Until the shooting, and having other women come out of the woodwork, I passed all three off as annoyances of being a somewhat attractive single female – they didn’t ruin my day (though they did bother me enough to mention to friends, and obviously, they stuck with me). But after the events of last weekend, I realized that not only was I scared (as any of these incidents could easily have escalated if the person on the other end was anything like the shooter), I was angry. Angry that I had to put up with this, angry that these people considered this behavior acceptable, angry that I’d been conditioned to accept this behavior as normal (even if I never found it attractive), but above all, angry at myself for thinking that I should just “deal with it.”

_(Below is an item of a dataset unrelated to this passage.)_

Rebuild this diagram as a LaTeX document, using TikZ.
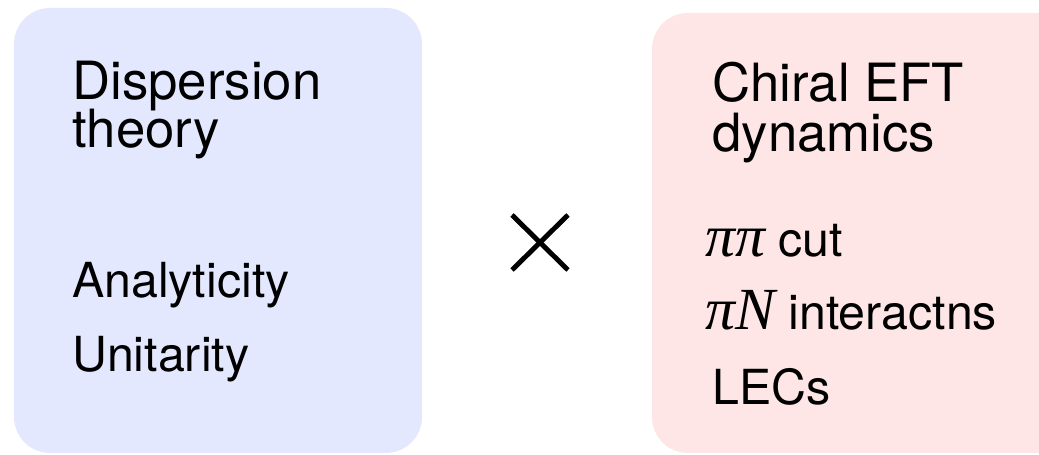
\documentclass[tikz,border=0pt]{standalone}
\usepackage{fontspec}
\setmainfont{TeX Gyre Heros}
\newfontfamily\symbolserif{Liberation Serif}
\definecolor{dispblue}{RGB}{228,232,255}
\definecolor{chiralpink}{RGB}{253,230,229}
\tikzset{
  panel/.style={rounded corners=0.72cm},
  headline/.style={anchor=base west, inner sep=0pt, font=\fontsize{30}{30}\selectfont},
  itemline/.style={anchor=base west, inner sep=0pt, font=\fontsize{27.5}{27.5}\selectfont},
}
\newcommand{\symit}[1]{{\fontsize{34}{34}\symbolserif\itshape #1}}

\begin{document}
\begin{tikzpicture}[x=0.02cm, y=-0.02cm]
		%%%%% START %%%%%
		
		\useasboundingbox (0, 0) rectangle (1039, 455);
		\clip (0, 0) rectangle (1039, 455);
		
		\fill[panel, dispblue] (14, 8) rectangle (422, 453);
		\fill[panel, chiralpink] (652, 13) rectangle (1080, 453);
		
		\node[headline] (disp1) at (72, 100) {Dispersion};
		\node[headline] (disp2) at (72, 148) {theory};
		\node[itemline] (analyt) at (72, 298) {Analyticity};
		\node[itemline] (unitar) at (72, 372) {Unitarity};
		
		\draw[line width=2.8pt] (512, 215) -- (568, 270);
		\draw[line width=2.8pt] (512, 270) -- (568, 215);
		
		\node[headline] (chiral1) at (712, 102) {Chiral EFT};
		\node[headline] (chiral2) at (712, 152) {dynamics};
		\node[itemline] (pipi) at (705, 257) {\symit{ππ} cut};
		\node[itemline] (pin) at (705, 330) {\symit{πN} interactns};
		\node[itemline] (lecs) at (712, 405) {LECs};
		
		%%%%% END %%%%%
	\end{tikzpicture}
\end{document}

I shouldn’t have to deal with it. I should not have to hold my keys in my hand when I walk down the street at night, I should not have to tell a male that I have a partner in order for him to back off when I say no, I should not have to feel like I need to keep weapons near my bed as a security measure, I should not have to question whether or not the person I’m conversing with is only interested in me for sex rather than as a person in my own right. I should not have to, yet I do, because there is a rampant mindset in our culture that men are entitled to women’s bodies and sexuality, even without being given permission.

The world is never going to be a perfect place, no. However, if we could start seeing each other as people to connect with, rather than objects to be acquired, it would go a long way towards fixing a problem that we can’t leave festering any longer. Thus, I charge you with this: next time you’re meeting someone new, treat them like a person, not someone to convince that you’re worth bedding. Look beyond their appearance, dig into their multi-faceted lives, and realize that reducing someone to solely an object of sexual desire will cause you to miss out on so many connections with incredible people who are worth so much more than that behavior.